Dear Prudence,
I’m a cis woman in my late 20s from a conservative Catholic background. I’ve known I was gay (or “struggled with same-sex attraction,” in the language of my church) since I was a child. In 2018, I married a good, decent man to try to live as a straight woman; this failed, and we divorced shortly thereafter. Due to family and church pressure, I agreed to “walk a holy path of lifelong celibacy.” COVID has turned my life upside down. I’m sheltering-in-place across the country, and my social group is now mostly local artists. One of them confessed her crush on me, I reciprocated, and we have started remotely dating. I’ve prayed and reflected and made peace with being a gay Catholic. I came out to my parents, and they cut me off. I was emotionally destroyed for a few days, but then years of anxiety and depression lifted.

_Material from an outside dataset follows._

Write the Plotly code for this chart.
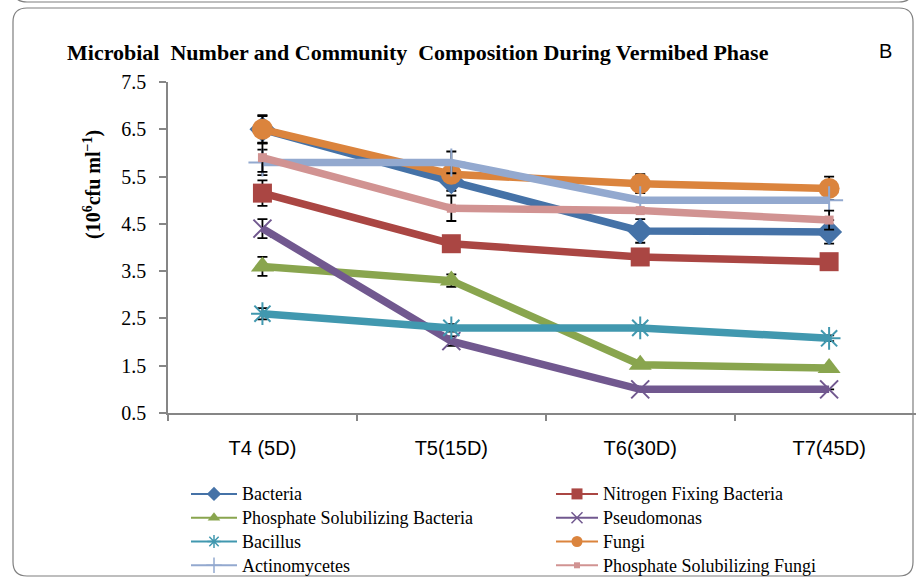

I’m making art and breathing freely again—after seven years of stunning blankness. I’m also suddenly angry, or I cry out of nowhere, because I think about the past and I feel things again. I feel like I’m losing my mind! I’m seriously considering a career change. I have a stable teaching job lined up at a religious school, or I can take a temporary research-based job for the city digitizing archives and curating displays. I’m leaning toward the latter. I love the Catholic Church, but she’s really hurt me, and I’m afraid of being hurt again. How can I be sure I’m making the right decision?